BANDUNG – Sektor pertanian belum menjadi magnet pekerjaan bagi generasi milenial di Indonesia, termasuk Jawa Barat (Jabar). Padahal, generasi milenial diharapkan membawa perubahan pada sektor pertanian masa depan.
Berdasarkan hasil survei pertanian antar sensus (sutas) 2018 yang dilakukan Badan Pusat Statistik, jumlah petani di Jabar mencapai 3.250.825 orang. Dari jumlah tersebut, petani yang berusia 25-44 tahun hanya 945.574 orang atau 29 persen. Kondisi tersebut tentu memberikan efek domino bagi sektor pertanian di Jabar.
Pemerintah Provinsi Jabar melalui program Petani Milenial berupaya mengubah wajah pertanian menjadi segar agar generasi milenial tertarik menjadi petani. Pemanfaatan teknologi pun dilakukan. Hal ini juga yang kemudian menjadi salah satu tema bahasan dalam West Java Food And Agriculture Summit (WJFAS) 2020 yang didukung bank bjb pada Kamis (10/12/2020).
Kepala Dinas Tanaman Pangan dan Holtikultura (Distanhor) Jabar Dadan Hidayat mengatakan, Petani Milenial digagas Pemprov Jabar untuk meregenerasi petani di Jabar. Selain itu, Petani Milenial harus adaptif terhadap perubahan, dan menguasai teknologi digital.
”Saat ini, perlu regenerasi petani. Perubahan tantangan di sektor pertanian semakin berat. Perlu pelaku utama yang adaptif terhadap perubahan, teknologi semakin maju, dan globalisasi,” kata Dadan.

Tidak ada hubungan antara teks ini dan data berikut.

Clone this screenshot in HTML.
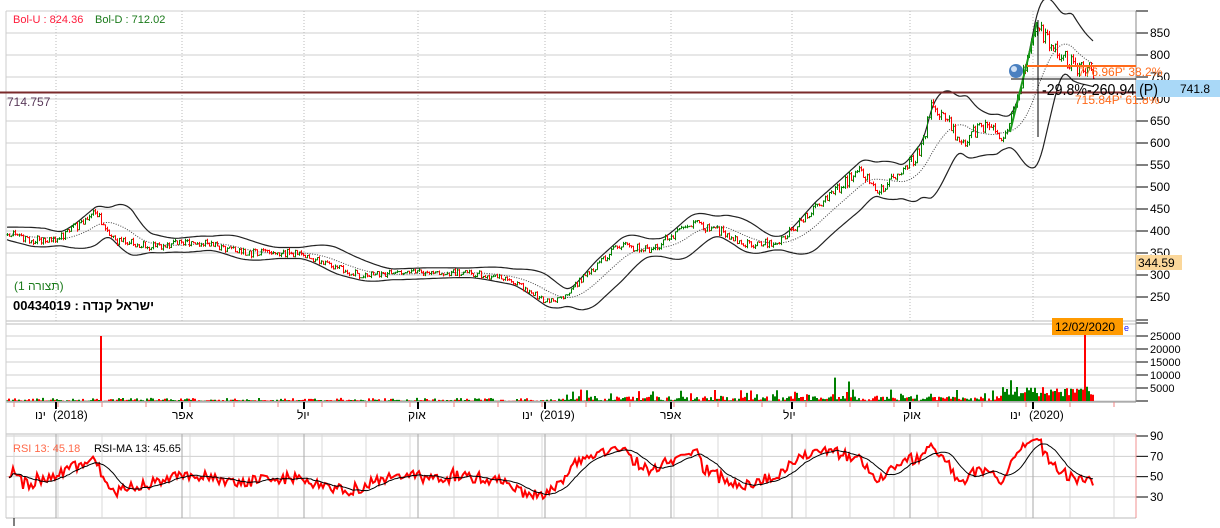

”Tujuan dari Petani Milenial adalah meingkatkan produktivitas, produksi pertanian, meningkatkan pendapatan dan ekspor, menumbuhkan generasi mudah untuk menjadi petani, dan menciptakan pertanian maju, mandiri, dan modern,” imbuhnya.
Dadan menjelaskan, dalam program Petani Milenial, lahan milik Pemprov Jabar yang tidak terpakai dapat dimanfaatkan petani muda dengan sistem pinjam pakai atau bentuk kerja sama lainnya. Setiap petani muda dapat memanfaatkan minimal satu hektare lahan.
Komoditas yang ditanam pun disesuaikan dengan kebutuhan pasar dan kondisi lahan. Hal itu dilakukan agar komoditas hasil petani muda dapat terserap pasar atau bahkan masuk pasar global. Pemprov Jabar akan mencari offtaker, baik domestik maupun ekspor. Dengan begitu, petani muda dapat berkolaborasi dengan offtaker mengenai komoditas apa yang mesti dihasilkan.
”Komoditas harus yang memiliki nilai ekonomi tinggi dan berdaya saing, baik untuk pasar domestik maupun ekspor. Pemasarannya dapat juga dilakukan dengan kerja sama bersama para pelaku pasar sebagai offtaker,” ucap Dadan.